Continuous Integration
Under continuous integration, the develop phase—building and testing code—is fully automated. Each time you commit code, changes are validated and merged to the master branch, and the code is packaged in a build artifact.
Continuous Delivery
Continuous delivery automates the next phase: deliver. Under continuous delivery, anytime a new build artifact is available, the artifact is automatically placed in the desired environment and deployed.
Continuous Integration/ Continuous Delivery (CI/CD)

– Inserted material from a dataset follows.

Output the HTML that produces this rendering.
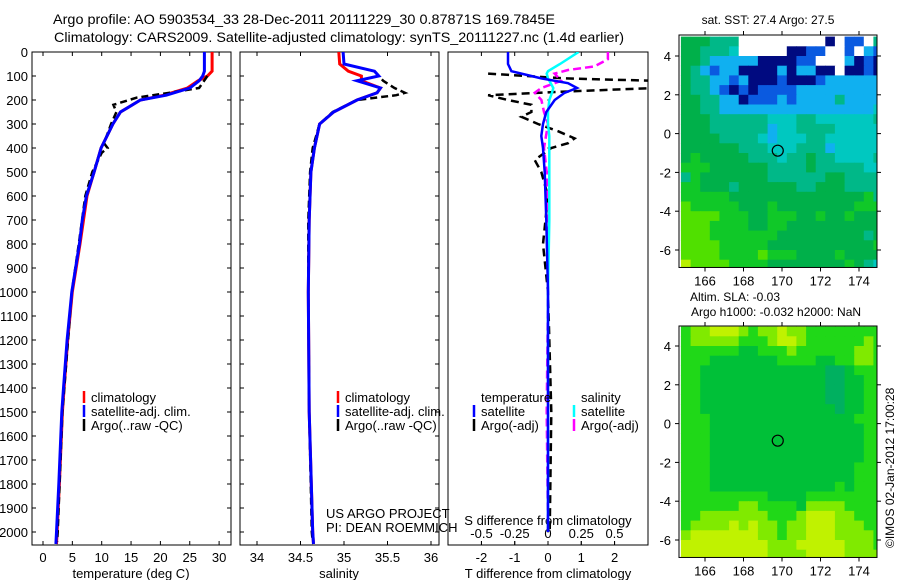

When teams implement both continuous integration and continuous delivery (CI/CD), the develop and the deliver phases are automated. Code remains ready for production at any time. All teams must do is manually trigger the transition from develop to deploy—making the automated build artifact available for automatic deployment—which can be as simple as pressing a button.
Continuous Deployment
With continuous deployment, you automate the entire process from code commit to production. The trigger between the develop and deliver phases is automatic, so code changes are pushed live once they receive validation and pass all tests. This means customers receive improvements as soon as they’re available.
It's also worth saying that a complete CI/CD process for an application that is running live and interacting with infrastructure, like databases, (such as a web app) is likely to be considerably more complicated than what I've presented. Such an example would usually involve deploying to multiple environments in addition to production, such as an integration environment to test if the code integrates successfully with a replica of the infrastructure setup in the production environment; and a performance environment for performance testing. A full DevOps solution would also utilise infrastructure as code (IaC) for programmatic deployment and management of infrastructure, which would have its own CI/CD processes for automated change management and deployment of infrastructure, just like application code - see my Colleague, James Dawson's, article on GitOps.
Perhaps I'll get into this more in a future post.